Der BGH hatte in zwei unabhängigen Fällen zu entscheiden, was im Falle der Rückbuchung des Kaufpreises mit der Kaufpreisforderung des Verkäufers wird.
In dem einen Fall kaufte die Beklagte vom Kläger auf eBay ein Handy zu einem Preis von 600 Euro, den sie über PayPal zahlte. Nachdem der Kaufpreis auf dem PayPal-Konto des Klägers eingegangen war, versandte er das Handy an die Beklagte. Diese teilte dem Kläger anschließend mit, das Handy nicht erhalten zu haben. Ein Nachforschungsauftrag des Klägers beim Versanddienstleister blieb erfolglos. Daraufhin beantragte die Beklagte Rückerstattung des Kaufpreises nach der PayPal-Käuferschutzrichtlinie. Nachdem der Kläger auf Aufforderung von PayPal keinen Nachweis über den Versand des Handys vorgelegt hatte, buchte PayPal den Kaufpreis vom PayPal-Konto des Klägers auf das PayPal-Konto der Beklagten zurück.
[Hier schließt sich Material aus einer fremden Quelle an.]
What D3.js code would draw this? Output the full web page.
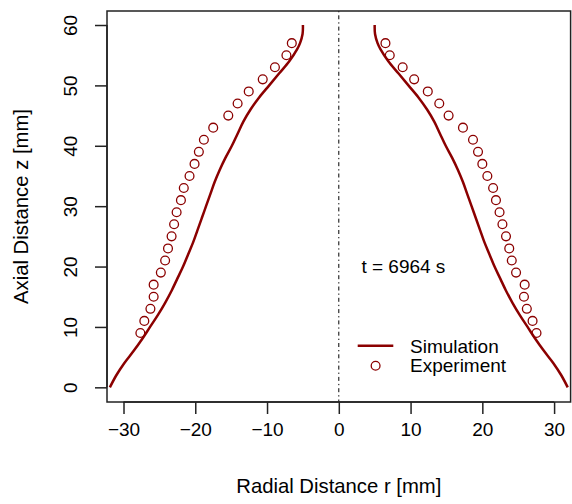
<!DOCTYPE html>
<html>
<head>
<meta charset="utf-8">
<script src="https://cdn.jsdelivr.net/npm/d3@7"></script>
<style>
  html, body { margin: 0; padding: 0; background: #fff; }
  text { font-family: "Liberation Sans", Arial, Helvetica, sans-serif; fill: #000; }
</style>
</head>
<body>
<svg id="chart" width="572" height="504"></svg>
<script>
// ---- data ----
const simZ = [60, 58.5, 57, 56, 54, 52, 50, 48, 46, 44, 42, 40, 38, 36, 34, 32, 30, 28, 26, 24, 22, 20, 18, 16, 14, 12, 10, 8, 6, 4, 2, 0];
const simR = [5.0, 5.05, 5.4, 5.8, 6.9, 8.3, 9.7, 11.1, 12.3, 13.3, 14.1, 14.9, 15.8, 16.6, 17.3, 17.9, 18.5, 19.1, 19.7, 20.3, 21.0, 21.7, 22.5, 23.3, 24.2, 25.2, 26.3, 27.4, 28.6, 29.9, 31.0, 31.9];
const expZ = [9, 11, 13, 15, 17, 19, 21, 23, 25, 27, 29, 31, 33, 35, 37, 39, 41, 43, 45, 47, 49, 51, 53, 55, 57];
const expRRight = [27.55, 27.0, 26.2, 25.8, 25.9, 24.7, 24.1, 23.75, 23.3, 22.8, 22.4, 21.9, 21.5, 20.7, 20.0, 19.4, 18.7, 17.3, 15.3, 14.0, 12.4, 10.5, 8.9, 7.1, 6.5];
const expRLeft = [-27.65, -27.1, -26.25, -25.8, -25.8, -24.8, -24.2, -23.8, -23.3, -22.95, -22.6, -22.0, -21.6, -20.8, -20.1, -19.5, -18.8, -17.5, -15.4, -14.1, -12.55, -10.6, -8.9, -7.3, -6.55];
const xTicks = [-30, -20, -10, 0, 10, 20, 30];
const yTicks = [0, 10, 20, 30, 40, 50, 60];
const labels = { x: "Radial Distance r [mm]", y: "Axial Distance z [mm]", note: "t = 6964 s", sim: "Simulation", exp: "Experiment" };

// ---- layout ----
const color = "#8B0000";
const fs = 19;
const fsTitle = 20.3;
const svg = d3.select("#chart");
const x = d3.scaleLinear().domain([-32.3, 32.3]).range([107, 570.6]);
const y = d3.scaleLinear().domain([-2.43, 62.32]).range([402, 11]);

// zero line
svg.append("line")
  .attr("x1", x(0)).attr("x2", x(0))
  .attr("y1", y.range()[1]).attr("y2", y.range()[0])
  .attr("stroke", "#000").attr("stroke-width", 1)
  .attr("stroke-dasharray", "1.3,3,4,3");

// simulation curves
const line = d3.line().x(d => x(d[0])).y(d => y(d[1])).curve(d3.curveCatmullRom);
const simRight = simR.map((r, i) => [r, simZ[i]]);
const simLeft = simR.map((r, i) => [-r, simZ[i]]);
[simRight, simLeft].forEach(pts => {
  svg.append("path").attr("d", line(pts))
    .attr("fill", "none").attr("stroke", color).attr("stroke-width", 2.5);
});

// experiment points
const pts = expZ.map((z, i) => [expRRight[i], z]).concat(expZ.map((z, i) => [expRLeft[i], z]));
svg.selectAll("circle.exp").data(pts).enter().append("circle")
  .attr("class", "exp")
  .attr("cx", d => x(d[0])).attr("cy", d => y(d[1])).attr("r", 4.4)
  .attr("fill", "none").attr("stroke", color).attr("stroke-width", 1.3);

// box
svg.append("rect")
  .attr("x", 107).attr("y", 11).attr("width", 570.6 - 107).attr("height", 402 - 11)
  .attr("fill", "none").attr("stroke", "#222").attr("stroke-width", 1.5);

// axes
const xAxis = d3.axisBottom(x).tickValues(xTicks).tickSize(12).tickPadding(9)
  .tickFormat(d => d3.format("")(d).replace("-", "\u2212"));
const gx = svg.append("g").attr("transform", "translate(0,402)").call(xAxis);
gx.select(".domain").attr("d", `M${x(-30)},0H${x(30)}`).attr("stroke", "#222").attr("stroke-width", 1.5);
gx.selectAll(".tick line").attr("stroke", "#222").attr("stroke-width", 1.5);
gx.selectAll(".tick text").attr("font-size", fs).attr("font-family", "Liberation Sans, Arial, sans-serif").attr("fill", "#000");

const yAxis = d3.axisLeft(y).tickValues(yTicks).tickSize(12).tickFormat(d3.format(""));
const gy = svg.append("g").attr("transform", "translate(107,0)").call(yAxis);
gy.select(".domain").attr("d", `M0,${y(0)}V${y(60)}`).attr("stroke", "#222").attr("stroke-width", 1.5);
gy.selectAll(".tick line").attr("stroke", "#222").attr("stroke-width", 1.5);
gy.selectAll(".tick text")
  .attr("font-size", fs).attr("font-family", "Liberation Sans, Arial, sans-serif").attr("fill", "#000")
  .attr("x", null).attr("dy", null)
  .attr("text-anchor", "middle")
  .attr("transform", "translate(-30.5,0) rotate(-90)");

// axis titles
svg.append("text").attr("x", x(0)).attr("y", 493)
  .attr("text-anchor", "middle").attr("font-size", fsTitle).text(labels.x);
svg.append("text").attr("transform", `translate(27.5,${(11 + 402) / 2}) rotate(-90)`)
  .attr("text-anchor", "middle").attr("font-size", fsTitle).text(labels.y);

// annotation
svg.append("text").attr("x", x(9)).attr("y", y(20) + 6.5)
  .attr("text-anchor", "middle").attr("font-size", fs).text(labels.note);

// legend
svg.append("line").attr("x1", 357.7).attr("x2", 393.3).attr("y1", 345.7).attr("y2", 345.7)
  .attr("stroke", color).attr("stroke-width", 2.5);
svg.append("circle").attr("cx", 375.6).attr("cy", 365.7).attr("r", 4.4)
  .attr("fill", "none").attr("stroke", color).attr("stroke-width", 1.3);
svg.append("text").attr("x", 410).attr("y", 352.5).attr("font-size", fs).text(labels.sim);
svg.append("text").attr("x", 410).attr("y", 372).attr("font-size", fs).text(labels.exp);
</script>
</body>
</html>
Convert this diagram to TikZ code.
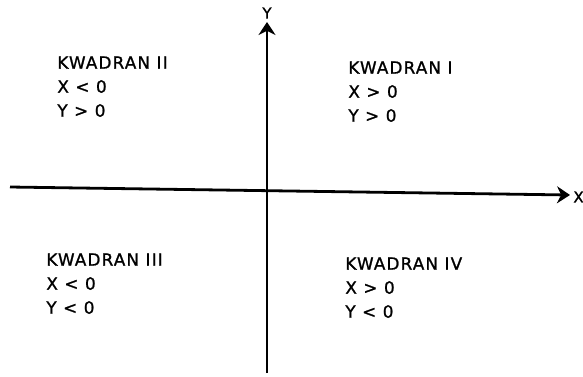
\documentclass[tikz,border=0pt]{standalone}
\usepackage{fontspec}
\setmainfont{DejaVu Sans}
\newfontfamily\kwfont[LetterSpace=7, FakeBold=1.2]{DejaVu Sans}
\usepackage{tikz}
\usetikzlibrary{arrows.meta}

\begin{document}
\begin{tikzpicture}[x=1pt, y=-1pt, line width=2.8pt,
    kwadran/.style={anchor=north west, align=left, inner sep=0pt,
      font=\kwfont\fontsize{16.8}{24}\selectfont},
    axislabel/.style={inner sep=0pt, font=\kwfont\fontsize{15}{15}\selectfont}]
    \useasboundingbox (0,0) rectangle (583,376);

    % sumbu X dan Y
    \coordinate (xstart) at (10,187);
    \coordinate (xend) at (570,195);
    \coordinate (ystart) at (267,373);
    \coordinate (yend) at (267,22);
    \draw[-{Stealth[length=13pt, width=17pt]}] (xstart) -- (xend);
    \draw[-{Stealth[length=13pt, width=17pt]}] (ystart) -- (yend);
    \node[axislabel, anchor=west] (xlabel) at (572,197) {X};
    \node[axislabel] (ylabel) at (267,13) {Y};

    % keempat kuadran
    \node[kwadran] (kw1) at (347,60) {KWADRAN I\\X > 0\\Y > 0};
    \node[kwadran] (kw2) at (56,55) {KWADRAN II\\X < 0\\Y > 0};
    \node[kwadran] (kw3) at (45,252) {KWADRAN III\\X < 0\\Y < 0};
    \node[kwadran] (kw4) at (344,256) {KWADRAN IV\\X > 0\\Y < 0};
\end{tikzpicture}
\end{document}
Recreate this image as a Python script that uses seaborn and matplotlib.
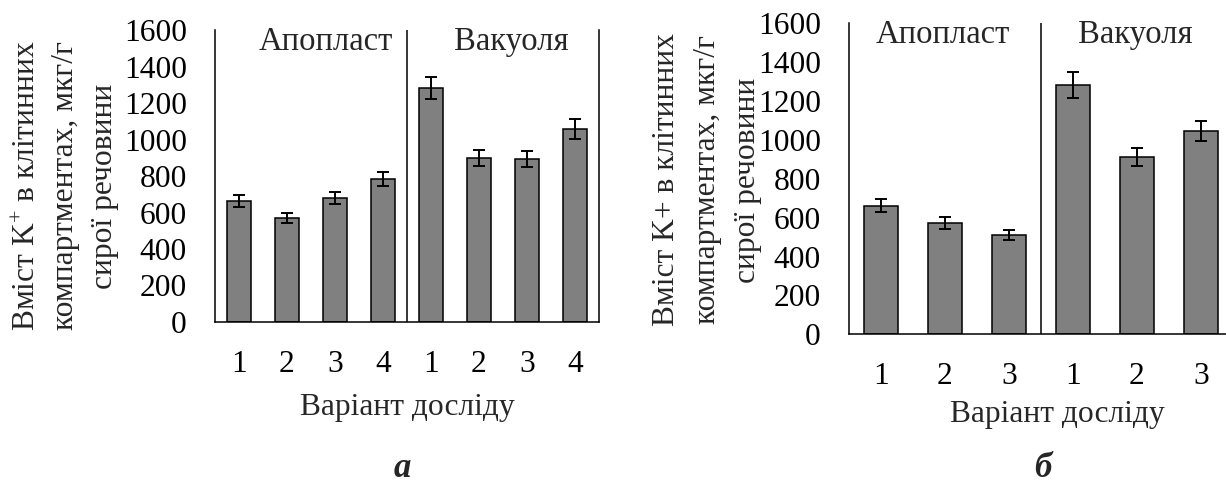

Im anderen Fall erwarb der Beklagte von der Klägerin über deren Online-Shop eine Metallbandsäge und bezahlte den Kaufpreis von 500 Euro über PayPal. Der Beklagte beantragte Käuferschutz mit der Begründung, die von der Klägerin gelieferte Säge entspreche nicht den von ihr im Internet gezeigten Fotos. Nach entsprechender Aufforderung von PayPal legte der Beklagte ein von ihm in Auftrag gegebenes Privatgutachten vor, wonach die Säge von "sehr mangelhafter Qualität" und "offensichtlich ein billiger Import aus Fernost" sei. Daraufhin forderte PayPal den Beklagten auf, die Metallbandsäge zu vernichten, und buchte ihm hiernach den Kaufpreis unter Belastung des Verkäuferkontos zurück.

Was wurde entschieden?
Nach den jetzt ergangenen Entscheidungen des BGH kann der Verkäufer nach erfolgreichem Antrag des Käufers auf PayPal-Käuferschutz erneut Kaufpreiszahlung verlangen.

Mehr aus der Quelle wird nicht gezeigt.